Unjust enrichment seems to contradict the disposition given by property
law, but the contradiction is not significant because unjust enrichment
is not undermining any significant policy that the property disposition
protects. The property disposition makes it clear that the defendant has
been enriched, and the disposition might have important implications for
third parties, but it is not undermined by the existence of an obligation
to make restitution of an equivalent sum. Sometimes, however, the legal
disposition that creates the defendant's enrichment goes beyond that role,
and also provides a legal justification for the enrichment. For example,
if the plaintiff enriches the defendant by providing building services,
but the contract is void due to a lack of formality, there is a serious
question whether the disposition that makes the contract void should also
go further and exclude any claim in unjust enrichment.
It is largely a matter of inference to determine on which
side of the line a particular case falls. This phenomenon has been particularly
noticed in the literature as regards illegal and unenforceable transactions,
but in fact it is a general concern. It particularly applies to defective
wills. The law of wills identifies, as a matter of form, what counts as
the testator's intentions as to the disposition of his property. This
can lead to the enrichment of the "wrong" beneficiaries. If it be proven
that the testator had changed his mind before death, we might think that
the enrichment was unjust. But a contrary argument would be that the legislative
decision about the form of wills goes beyond determining who gets the
property (in a way which might be reversed by a claim in unjust enrichment),
and actually implies that this person or persons get the benefit in a
way that the law of unjust enrichment is not to reverse."
Comments welcome.

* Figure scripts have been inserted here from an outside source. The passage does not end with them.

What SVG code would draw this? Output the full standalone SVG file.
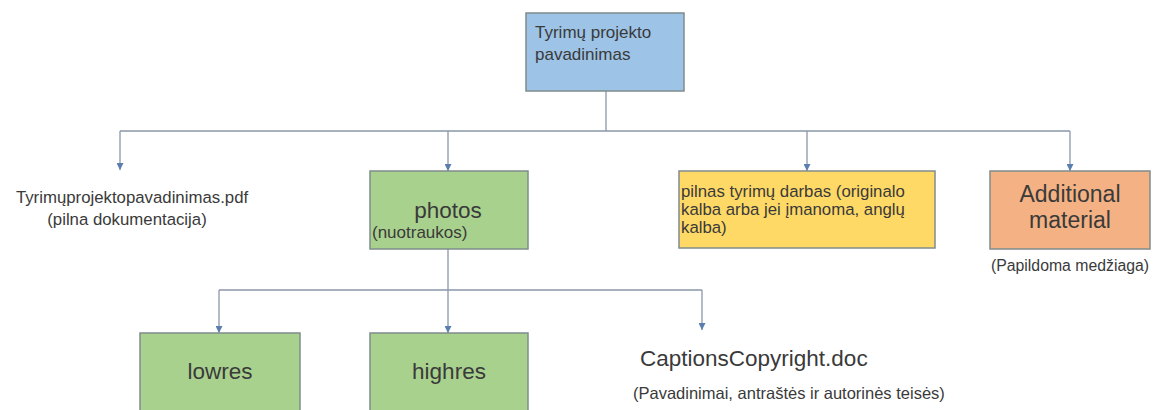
<svg xmlns="http://www.w3.org/2000/svg" width="1159" height="410" viewBox="0 0 1159 410">
<defs>
<style>
.t{font-family:"Liberation Sans",Arial,sans-serif;fill:#3a3a3a}
.box{stroke:#7f8c8d;stroke-width:1.5}
.c{fill:none;stroke:#8a97a8;stroke-width:1.3}
</style>
<marker id="ah" viewBox="0 0 8 8" refX="8" refY="4" markerWidth="7" markerHeight="7" markerUnits="userSpaceOnUse" orient="auto">
<path d="M0,0 L8,4 L0,8 Z" fill="#5b7eb0"/>
</marker>
</defs>
<rect width="1159" height="410" fill="#ffffff"/>
<g id="connectors">
<path class="c" d="M606,91 V131"/>
<path class="c" d="M120,131 H1070"/>
<path class="c" d="M120,131 V170" marker-end="url(#ah)"/>
<path class="c" d="M448,131 V171" marker-end="url(#ah)"/>
<path class="c" d="M807,131 V171" marker-end="url(#ah)"/>
<path class="c" d="M1070,131 V171" marker-end="url(#ah)"/>
<path class="c" d="M448,249 V290"/>
<path class="c" d="M219,290 H702"/>
<path class="c" d="M219,290 V333" marker-end="url(#ah)"/>
<path class="c" d="M448,290 V333" marker-end="url(#ah)"/>
<path class="c" d="M702,290 V330" marker-end="url(#ah)"/>
</g>
<g id="root">
<rect class="box" x="526" y="13" width="158" height="78" fill="#9dc3e6"/>
<text class="t" x="535" y="38" font-size="17">Tyrimų projekto</text>
<text class="t" x="535" y="60" font-size="17">pavadinimas</text>
</g>
<g id="pdf">
<text class="t" x="132" y="203" font-size="16.8" text-anchor="middle">Tyrimųprojektopavadinimas.pdf</text>
<text class="t" x="127" y="225" font-size="16.8" text-anchor="middle">(pilna dokumentacija)</text>
</g>
<g id="photos">
<rect class="box" x="370" y="171" width="158" height="78" fill="#a9d18e"/>
<text class="t" x="448" y="218" font-size="22.5" text-anchor="middle">photos</text>
<text class="t" x="372" y="238" font-size="17">(nuotraukos)</text>
</g>
<g id="full">
<rect class="box" x="679" y="171" width="256" height="77" fill="#ffd966"/>
<text class="t" x="681" y="197" font-size="16.8">pilnas tyrimų darbas (originalo</text>
<text class="t" x="681" y="215" font-size="16.8">kalba arba jei įmanoma, anglų</text>
<text class="t" x="681" y="233" font-size="16.8">kalba)</text>
</g>
<g id="additional">
<rect class="box" x="990" y="171" width="160" height="78" fill="#f4b183"/>
<text class="t" x="1070" y="202" font-size="23" text-anchor="middle">Additional</text>
<text class="t" x="1070" y="228" font-size="23" text-anchor="middle">material</text>
<text class="t" x="1070" y="271" font-size="15.8" text-anchor="middle">(Papildoma medžiaga)</text>
</g>
<g id="lowres">
<rect class="box" x="140" y="333" width="160" height="85" fill="#a9d18e"/>
<text class="t" x="220" y="379" font-size="22.5" text-anchor="middle">lowres</text>
</g>
<g id="highres">
<rect class="box" x="370" y="333" width="158" height="85" fill="#a9d18e"/>
<text class="t" x="449" y="379" font-size="22.5" text-anchor="middle">highres</text>
</g>
<g id="captions">
<text class="t" x="640" y="366" font-size="22.5">CaptionsCopyright.doc</text>
<text class="t" x="633" y="399" font-size="16.5">(Pavadinimai, antraštės ir autorinės teisės)</text>
</g>
</svg>
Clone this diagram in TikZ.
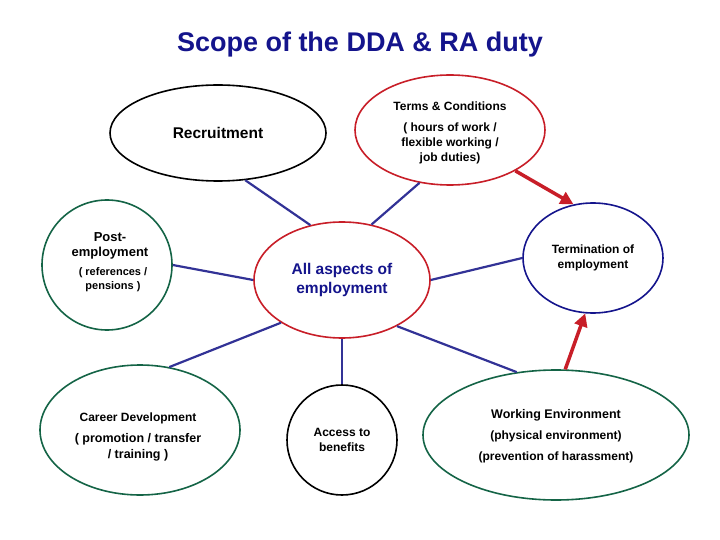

I think the Germans have got somewhat
further along this analytical road than the common lawyers.
So in the case posited by Benedict White, it is not enough
to say that B did not intend to enrich D, nor is quite enough to say that
D's enrichment is justified by the Act. We have to figure out (almost
certainly as a matter of inference) whether the statutory disposition
which gives the result that D is enriched was intended also to proof that
enrichment against the kind of claim B wants to make. The same thing happens
when a person mistakenly discharges a mortgage and promotes a subsequent
mortgagee. The statute clearly says the subsequent mortgagee now has priority.
The Ontario CA has said this provision is not intended to oust a claim
in ue and does not do so.
Lionel
At 01:03 PM 17/7/02 +0000, Benedict White wrote:
Isn't D's enrichment justified by
the terms of the Housing Act?
There are two housing acts which have
some effect, the 1985 and 1988 acts. D had the benefit of the property
transferred to him by C as a result of a consultation process in which
A took part. In order for the transfer to take place a majority of tenants
had to vote yes. This led to a tenancy agreement which gave B rights
in the event of A's death and so had provisions in it made with B specifically
in mind. These terms are above and beyond the statutory rights under
the 1988 act which then governed most of the provisions of the tenancy.
So in that sense no D is not justified under the housing act.